Ma da questa specie di annichilimento di fronte alle sterminate lande del ‘già-visto’ sorge la spinta al combattimento. Il romanzo noir funziona allora come una specie di metal detector di materia nel regno dello smaterializzato. La macchina romanzesca di Incardona ha fame di corpi e di storie, consapevole che il suo sguardo può muoversi soltanto fra ologrammi e simulazioni; si sottrae dalla logica della trama per dedicarsi alla logica dell’evento.

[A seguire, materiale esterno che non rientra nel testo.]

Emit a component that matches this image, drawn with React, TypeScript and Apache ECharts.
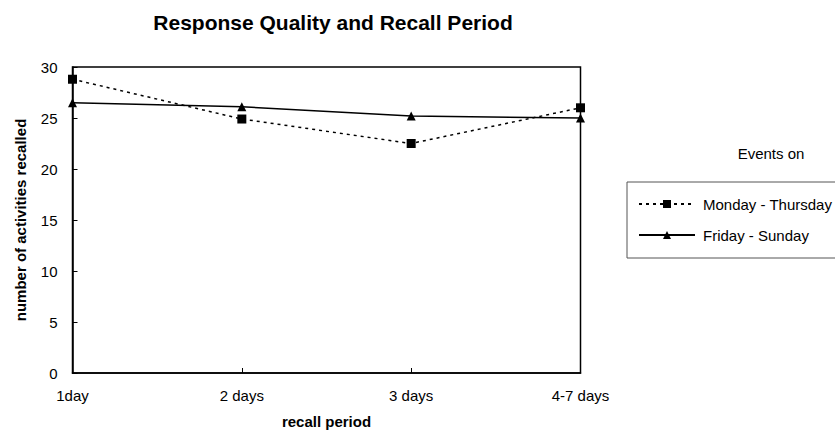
import React, { useEffect, useRef } from "react";
import * as echarts from "echarts";

const categories = ["1day", "2 days", "3 days", "4-7 days"];
const mondayThursday = [28.8, 24.9, 22.5, 26.0];
const fridaySunday = [26.5, 26.1, 25.2, 25.0];
const seriesNames = ["Monday - Thursday", "Friday - Sunday"];
const titleText = "Response Quality and Recall Period";
const xName = "recall period";
const yName = "number of activities recalled";
const legendTitle = "Events on";

const FONT = "'Liberation Sans', Arial, sans-serif";

export default function App() {
  const ref = useRef<HTMLDivElement>(null);
  useEffect(() => {
    document.body.style.margin = "0";
    const chart = echarts.init(ref.current!, null, { renderer: "svg" });
    chart.setOption({
      animation: false,
      backgroundColor: "#fff",
      textStyle: { fontFamily: FONT, color: "#000" },
      title: {
        text: titleText,
        left: 328,
        textAlign: "center",
        top: 7,
        textStyle: { fontFamily: FONT, fontSize: 21, fontWeight: "bold", color: "#000" },
      },
      grid: {
        left: 72.5,
        right: 254.5,
        top: 67,
        bottom: 57,
        show: true,
        borderColor: "#000",
        borderWidth: 1.5,
        backgroundColor: "transparent",
        containLabel: false,
        outerBoundsMode: "none",
      },
      legend: {
        orient: "vertical",
        left: 638,
        top: 196,
        padding: 0,
        itemWidth: 56,
        itemHeight: 10,
        itemGap: 15,
        data: seriesNames,
        textStyle: { fontFamily: FONT, fontSize: 15, color: "#000", lineHeight: 16, padding: [0, 0, 0, 3] },
      },
      graphic: [
        {
          type: "rect",
          shape: { x: 627, y: 182, width: 230, height: 76 },
          style: { fill: "none", stroke: "#555", lineWidth: 1 },
          silent: true,
        },
        {
          type: "text",
          x: 771,
          y: 153,
          style: {
            text: legendTitle,
            fontFamily: FONT,
            fontSize: 15,
            fill: "#000",
            textAlign: "center",
            textVerticalAlign: "middle",
          },
        },
      ],
      xAxis: {
        type: "category",
        data: categories,
        boundaryGap: false,
        name: xName,
        nameLocation: "middle",
        nameGap: 41,
        nameTextStyle: { fontFamily: FONT, fontSize: 15, fontWeight: "bold", color: "#000" },
        axisLine: { show: true, lineStyle: { color: "#000", width: 1.5 } },
        axisTick: { show: true, inside: true, length: 5, lineStyle: { color: "#000", width: 1 } },
        axisLabel: { margin: 15, fontSize: 15, color: "#000", fontFamily: FONT },
        splitLine: { show: false },
      },
      yAxis: {
        type: "value",
        min: 0,
        max: 30,
        interval: 5,
        name: yName,
        nameLocation: "middle",
        nameGap: 45,
        nameTextStyle: { fontFamily: FONT, fontSize: 15, fontWeight: "bold", color: "#000" },
        axisLine: { show: true, lineStyle: { color: "#000", width: 1.5 } },
        axisTick: { show: true, inside: true, length: 5, lineStyle: { color: "#000", width: 1 } },
        axisLabel: { margin: 15, fontSize: 15, color: "#000", fontFamily: FONT },
        splitLine: { show: false },
      },
      series: [
        {
          name: seriesNames[0],
          type: "line",
          data: mondayThursday,
          symbol: "rect",
          symbolSize: 9,
          itemStyle: { color: "#000" },
          lineStyle: { color: "#000", width: 1.5, type: [3, 4] },
        },
        {
          name: seriesNames[1],
          type: "line",
          data: fridaySunday,
          symbol: "triangle",
          symbolSize: 9,
          itemStyle: { color: "#000" },
          lineStyle: { color: "#000", width: 1.5, type: "solid" },
        },
      ],
    });
    return () => chart.dispose();
  }, []);
  return <div ref={ref} style={{ width: 835, height: 430 }} />;
}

Sono eventi come atomi di storie, cellule di narrazione che interferiscono le une con le altre. L’intreccio da giallo, la detection è davvero ridotta al minimo. I personaggi sono poco più che funzioni narrative. C’è l’Eroe (Pierre), il Guardiano dell’ombra (Tìa Sonora), l’Antagonista, l’Aiutante (Julie), il Catalizzatore (Marie). Non c’è percorso di scoperta: semmai di distruzione e autodistruzione. Le carte sono intavolate fin da subito e anche il più blando dei lettori di thriller capisce che una frase come questa: «Nel profondo, sanno ormai di cercare l’etere. Non si tratta più di trovare la vittima ma di catturare il colpevole» possa suonare come essere una dichiarazione d’intenti.
È una resa dei conti quella che il narratore prepara per i suoi personaggi: non c’è indagine, solo polvere e miraggi d’asfalto.
Come dicevamo, quello che conta, agli occhi del narratore, è la valenza in sé di ogni singolo momento e sebbene un disegno – il progetto di thriller da alti standard internazionali– sia corteggiato, è altrettanto vero che le tessere non s’incastrano e rimangono particelle aguzze e incongrue: ma paradossalmente è questa incompiutezza che genera forza narrativa. La sensazione di non perfetto dosaggio della miscela mitiga la stilizzazione estrema del fraseggio sincopato. È come se Incardona avesse cercato il plot perfetto, ma poi avesse volutamente sabotato la grande tessitura del suo intreccio, creando perciò una sorta di spazio bianco a suo modo sovversivo, giacché sono circuitati proprio gli interruttori che azionano le consuetudini del lettore alle prese con una letteratura come questa.
È accostando brutalmente i materiali di altre pratiche scrittura e di visione che Incardona travolge il citazionismo postmoderno e, al tempo stesso, trova una paradossale zona di resistenza di umanità.